ILPA: low secondaries IRR in Q1

Secondaries funds generated a pooled net IRR of 1.49 percent during the period.

Global secondaries funds are underperforming other strategies in terms of their net internal rate of return, according to data from the Institutional Limited Partners Association.

During the first quarter of 2014, secondaries funds generated a pooled net IRR of 1.49 percent, which compares to the 3.21 percent average net IRR for all the funds examined (including private equity, venture capital, fund of funds, distressed and natural resources funds).

Source: Cambridge Associates and ILPA Private Markets Benchmark

Secondaries funds also lagged over longer time periods, albeit by smaller margins.
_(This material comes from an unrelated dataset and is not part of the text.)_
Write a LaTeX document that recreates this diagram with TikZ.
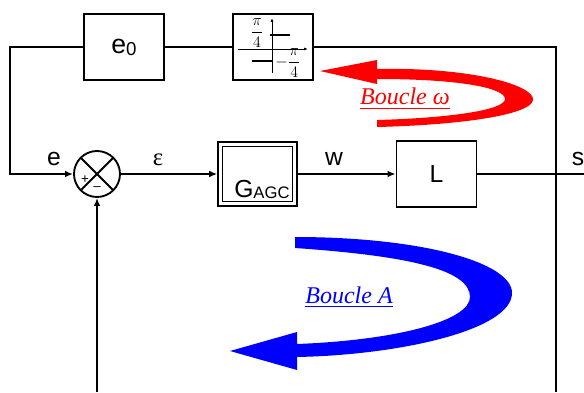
\documentclass[tikz,border=0pt]{standalone}
\usepackage{amsmath}
\usepackage{fontspec}
\setmainfont{Liberation Sans}
\newfontfamily\loopfont{Liberation Serif}
\usetikzlibrary{arrows.meta, positioning, calc}
\newcommand{\sigfont}{\fontsize{18.5}{20}\selectfont}
\newcommand{\subfont}{\fontsize{12.5}{14}\selectfont}
\tikzset{
    % plain block of the loop
    block/.style={draw, line width=1.4pt, minimum width=60pt, minimum height=49pt,
        inner sep=0pt, font=\sigfont},
    % double framed block (AGC gain)
    dblock/.style={draw, double, line width=1.1pt, double distance=2.2pt,
        outer sep=2.2pt, minimum width=56pt, minimum height=44.5pt, inner sep=0pt},
    % summing junction, a circle with a cross in it
    summer/.style={circle, draw, line width=1.4pt, minimum size=34.5pt, inner sep=0pt,
        path picture={\draw[line width=1.4pt]
            (path picture bounding box.north west) -- (path picture bounding box.south east)
            (path picture bounding box.north east) -- (path picture bounding box.south west);}},
    % signs at the summing junction
    pm/.style={font=\fontsize{10}{11}\selectfont, inner sep=0pt},
    % wires, with and without arrow head
    wire/.style={line width=1.4pt},
    flow/.style={wire, -{Latex[length=6pt, width=5pt]}},
    % thin axes of the small characteristic
    axis/.style={line width=0.6pt, -{Latex[length=3pt, width=2.2pt]}},
    % the pi/4 levels
    level/.style={font=\fontsize{12}{14}\selectfont, inner sep=0pt},
    % signal names on the wires
    sig/.style={font=\sigfont, inner sep=0pt, anchor=base},
    % curved loop arrows and their captions
    loopw/.style={fill=red},
    loopa/.style={fill=blue},
    capw/.style={font=\loopfont\itshape\fontsize{18}{20}\selectfont, text=red, inner sep=0pt, anchor=base},
    capa/.style={font=\loopfont\itshape\fontsize{18}{20}\selectfont, text=blue, inner sep=0pt, anchor=base},
}

\begin{document}
\begin{tikzpicture}[x=0.75pt, y=-0.75pt]
    \useasboundingbox (0,0) rectangle (584,392);

    % ---- upper branch ----
    \node[block, font=\fontsize{20}{22}\selectfont] (e0) at (124,47)
        {e\raisebox{-1.5pt}{\fontsize{14}{16}\selectfont 0}};
    \node[block] (sat) at (273,47) {};

    % characteristic drawn in the block
    \draw[axis] (238,49) -- (308,49);
    \draw[axis] (272,73) -- (272,18);
    \draw[line width=2pt] (270,35) -- (290,35);
    \draw[line width=2pt] (252,61) -- (272,61);
    \node[level] (pq)  at (257,33) {$\dfrac{\pi}{4}$};
    \node[level] (mpq) at (288,63) {$-\dfrac{\pi}{4}$};

    % ---- main chain ----
    \node[summer] (sum)   at (97,174)    {};
    \node[pm]     (plus)  at (85,180)    {+};
    \node[pm]     (minus) at (97,189)    {–};
    \node[dblock] (gagc)  at (257.5,174) {};
    \node[sig, anchor=base west] (lgagc) at (234,197)
        {G\raisebox{-1pt}{\subfont AGC}};
    \node[block]  (L)     at (436.5,174) {L};

    \coordinate (tl)  at (10,47);
    \coordinate (tr)  at (556,47);
    \coordinate (br)  at (556,392);
    \coordinate (fb)  at (97,392);
    \coordinate (out) at (584,174);

    \draw[wire] (e0.east) -- (sat.west);
    \draw[flow] (e0.west) -- (tl) |- (sum.west);
    \draw[wire] (sat.east) -- (tr) -- (br);
    \draw[flow] (sum.east) -- (gagc.west);
    \draw[flow] (gagc.east) -- (L.west);
    \draw[wire] (L.east) -- (out);
    \draw[flow] (fb) -- (sum.south);

    % signal names
    \node[sig] (le)   at (54,165)  {e};
    \node[sig] (leps) at (158,165) {\loopfont ε};
    \node[sig] (lw)   at (334,165) {w};
    \node[sig] (ls)   at (578,165) {s};

    % ---- loop arrows ----
    \fill[loopw] (377,69) .. controls (470,67) and (535,85) .. (533,100)
        .. controls (531,115) and (460,125) .. (377,127) -- (377,120)
        .. controls (450,118) and (505,110) .. (505,99)
        .. controls (505,88) and (460,79) .. (377,79)
        -- (377,84) -- (320,71) -- (377,60) -- cycle;
    \node[capw] (cw) at (405,105) {\underline{Boucle ω}};

    \fill[loopa] (295,237) .. controls (420,237) and (512,262) .. (512,293)
        .. controls (512,330) and (400,355) .. (297,357)
        -- (297,370) -- (230,351) -- (297,332) -- (297,344)
        .. controls (400,340) and (470,320) .. (470,297)
        .. controls (470,270) and (410,256) .. (295,248) -- cycle;
    \node[capa] (ca) at (349,303) {\underline{Boucle A}};

\end{tikzpicture}
\end{document}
Over the one-year period ending 31 March 2014, secondaries funds generated IRR of 15.9 percent, lower than European private equity and venture capital funds (23.47 percent) and US and Canadian private equity funds (19.43 percent).
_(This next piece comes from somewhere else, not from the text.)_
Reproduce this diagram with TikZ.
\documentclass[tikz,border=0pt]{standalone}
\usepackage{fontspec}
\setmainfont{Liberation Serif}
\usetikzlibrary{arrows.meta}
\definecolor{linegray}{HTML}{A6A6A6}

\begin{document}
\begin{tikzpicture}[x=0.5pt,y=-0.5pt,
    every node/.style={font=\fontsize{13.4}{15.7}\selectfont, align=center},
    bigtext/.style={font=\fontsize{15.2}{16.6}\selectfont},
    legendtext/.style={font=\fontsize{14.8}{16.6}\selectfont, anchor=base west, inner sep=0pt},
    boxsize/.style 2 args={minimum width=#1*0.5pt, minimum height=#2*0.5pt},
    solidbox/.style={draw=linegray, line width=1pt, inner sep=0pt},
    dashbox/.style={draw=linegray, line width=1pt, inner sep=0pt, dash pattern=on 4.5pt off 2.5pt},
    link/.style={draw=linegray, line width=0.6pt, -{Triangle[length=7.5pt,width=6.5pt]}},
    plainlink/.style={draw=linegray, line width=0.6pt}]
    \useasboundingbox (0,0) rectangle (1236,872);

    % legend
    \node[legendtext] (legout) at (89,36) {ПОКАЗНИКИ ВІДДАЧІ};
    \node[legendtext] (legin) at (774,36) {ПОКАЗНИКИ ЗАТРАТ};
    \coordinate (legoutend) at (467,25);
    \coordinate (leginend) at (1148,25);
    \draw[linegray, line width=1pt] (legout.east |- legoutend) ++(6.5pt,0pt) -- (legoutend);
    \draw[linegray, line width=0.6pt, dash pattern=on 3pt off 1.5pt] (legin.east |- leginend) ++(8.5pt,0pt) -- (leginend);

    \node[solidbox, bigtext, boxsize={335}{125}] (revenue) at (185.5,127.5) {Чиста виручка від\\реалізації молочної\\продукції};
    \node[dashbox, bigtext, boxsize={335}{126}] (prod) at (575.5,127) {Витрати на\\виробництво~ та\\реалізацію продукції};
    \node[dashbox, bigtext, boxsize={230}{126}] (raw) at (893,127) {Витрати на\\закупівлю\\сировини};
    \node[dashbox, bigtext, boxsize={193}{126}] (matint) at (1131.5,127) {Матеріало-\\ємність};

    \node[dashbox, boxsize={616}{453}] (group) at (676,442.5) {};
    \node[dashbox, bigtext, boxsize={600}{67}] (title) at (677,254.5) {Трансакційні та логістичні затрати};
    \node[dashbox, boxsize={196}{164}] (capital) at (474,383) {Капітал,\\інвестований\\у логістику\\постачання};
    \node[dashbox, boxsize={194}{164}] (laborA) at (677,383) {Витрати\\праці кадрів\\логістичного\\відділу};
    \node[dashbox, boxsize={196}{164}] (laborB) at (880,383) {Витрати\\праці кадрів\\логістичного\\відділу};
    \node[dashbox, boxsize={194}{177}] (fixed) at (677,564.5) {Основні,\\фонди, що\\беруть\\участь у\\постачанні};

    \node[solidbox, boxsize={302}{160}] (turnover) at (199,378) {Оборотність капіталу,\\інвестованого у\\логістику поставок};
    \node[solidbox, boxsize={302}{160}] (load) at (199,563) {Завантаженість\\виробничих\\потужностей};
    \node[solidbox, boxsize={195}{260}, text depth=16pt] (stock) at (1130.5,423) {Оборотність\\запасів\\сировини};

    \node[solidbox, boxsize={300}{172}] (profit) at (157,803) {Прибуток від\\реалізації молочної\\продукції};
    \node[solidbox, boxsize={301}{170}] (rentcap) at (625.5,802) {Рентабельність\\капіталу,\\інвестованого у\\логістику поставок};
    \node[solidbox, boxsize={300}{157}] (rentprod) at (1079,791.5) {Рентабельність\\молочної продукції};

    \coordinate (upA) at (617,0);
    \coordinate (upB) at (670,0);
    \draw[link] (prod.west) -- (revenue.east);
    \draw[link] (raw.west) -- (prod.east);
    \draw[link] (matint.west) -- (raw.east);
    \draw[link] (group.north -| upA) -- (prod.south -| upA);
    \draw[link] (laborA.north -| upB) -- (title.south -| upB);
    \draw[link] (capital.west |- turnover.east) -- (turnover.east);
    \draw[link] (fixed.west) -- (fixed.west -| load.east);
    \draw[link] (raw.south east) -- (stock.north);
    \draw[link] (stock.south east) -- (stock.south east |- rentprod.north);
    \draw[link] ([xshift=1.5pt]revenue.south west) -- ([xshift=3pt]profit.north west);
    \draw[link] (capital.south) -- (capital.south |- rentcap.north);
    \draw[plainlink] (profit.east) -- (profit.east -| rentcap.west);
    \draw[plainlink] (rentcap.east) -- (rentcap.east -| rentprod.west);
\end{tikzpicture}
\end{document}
Secondaries funds registered a 10-year net IRR of 11.72 percent – lower than all other strategies apart from distressed funds, US and Canadian venture capital funds and fund of funds, which generated the lowest net IRR (9.91 percent). Across all funds globally, the 10-year return as of 31 March 2014 was 13.04 percent, an increase from the figure last December’s 12.9 percent.

Matthew DeMatteis, a director of research at ILPA, told Secondaries Investor that pre-recession, 2004 to 2007-vintage funds were dragging average returns down while funds from 2008 onwards were performing much better.

“There’s almost $25 billion in unrealised net asset value in 2004 to 2007-vintage funds. That’s about half the NAV in the entire secondaries universe,” DeMatteis said. “A lot of that $25 billion is significantly older than the vintage of those secondaries funds. These will be ten-year old companies that the GP cannot exit. That will continue to drag down performance even with the public markets improving.”

Data from Capital Dynamics revealed that 1993- through 2009-vintage secondaries funds outperformed primary funds in terms of net IRR. Secondaries funds formed in this period generated an average net IRR of 17 percent, compared to the 12 percent net IRR generated by their primary fund counterparts.

“IRRs for secondaries may be coming down slightly these days as people are more aggressively underwriting purchases. Then again some of the funds apply leverage, which could boost IRRs back up again,” Capital Dynamics director Sandro Galfetti said.

Still the IRR of secondaries funds is expected to continue to outperform the net IRR of primary funds by about 5 percent, Galfetti added.

The ILPA data is based on returns as of 31 March 2014 for 2,890 funds, including more recent, younger vehicles.